Statistical analysis of diffusion tensors in diffusion-weighted magnetic resonance imaging data

Diffusion tensor imaging has been widely used to reconstruct the structure and orientation of fibers in biological tissues, particularly in the white matter of the brain, because it can track the effective diffusion of water along those fibers. The raw diffusion-weighted images from which diffusion tensors are estimated, however, inherently contain noise. Noise in the images produces uncertainty in the estimation of the tensors (which are 3 x 3 positive-definite matrices) and of their derived quantities, including eigenvalues, eigenvectors, and the fiber pathways that are reconstructed based on those tensor elements. The aim of this article is to provide a comprehensive theoretical framework of statistical inference for quantifying the effects of noise on diffusion tensors, on their eigenvalues and eigenvectors, and on their morphological classification.

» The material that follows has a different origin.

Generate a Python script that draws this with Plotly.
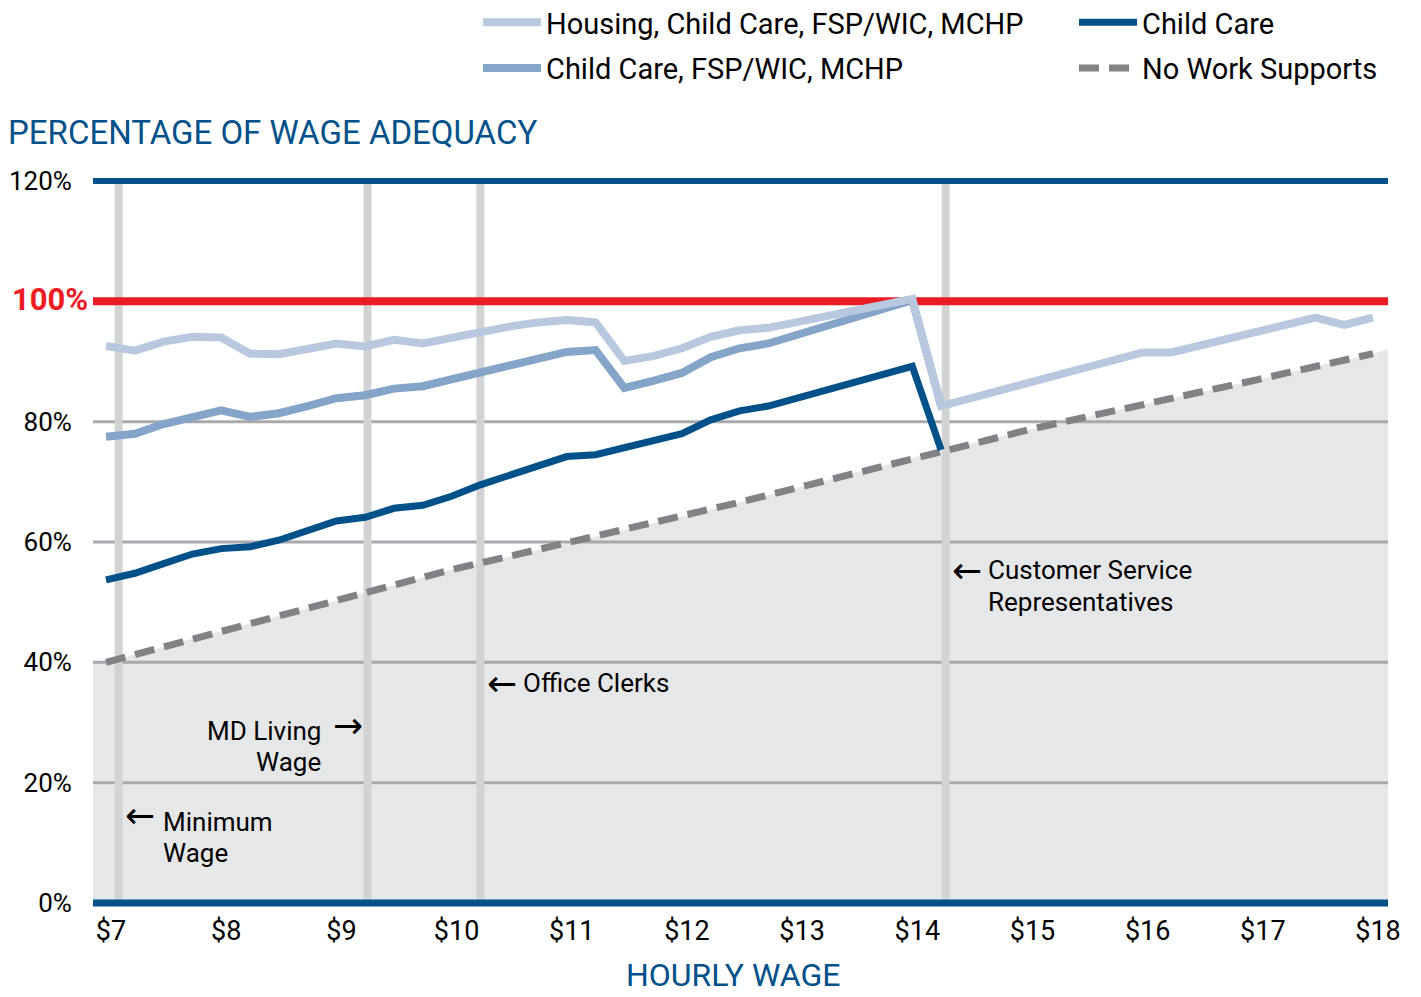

We propose a semiparametric model to account for noise in diffusion-weighted images. We then develop a one-step, weighted least squares estimate of the tensors and justify use of the one-step estimates based on our theoretical framework and computational results. We also quantify the effects of noise on the eigenvalues and eigenvectors of the estimated tensors by establishing their limiting distributions. We construct pseudo-likelihood ratio statistics to classify tensor morphologies. Simulation studies show that our theoretical results can accurately predict the stochastic behavior of the estimated eigenvalues and eigenvectors, as well as the bias that is introduced by sorting the eigenvalues by their magnitudes. Implementation of these methods is illustrated in a diffusion-weighted dataset from seven healthy human subjects.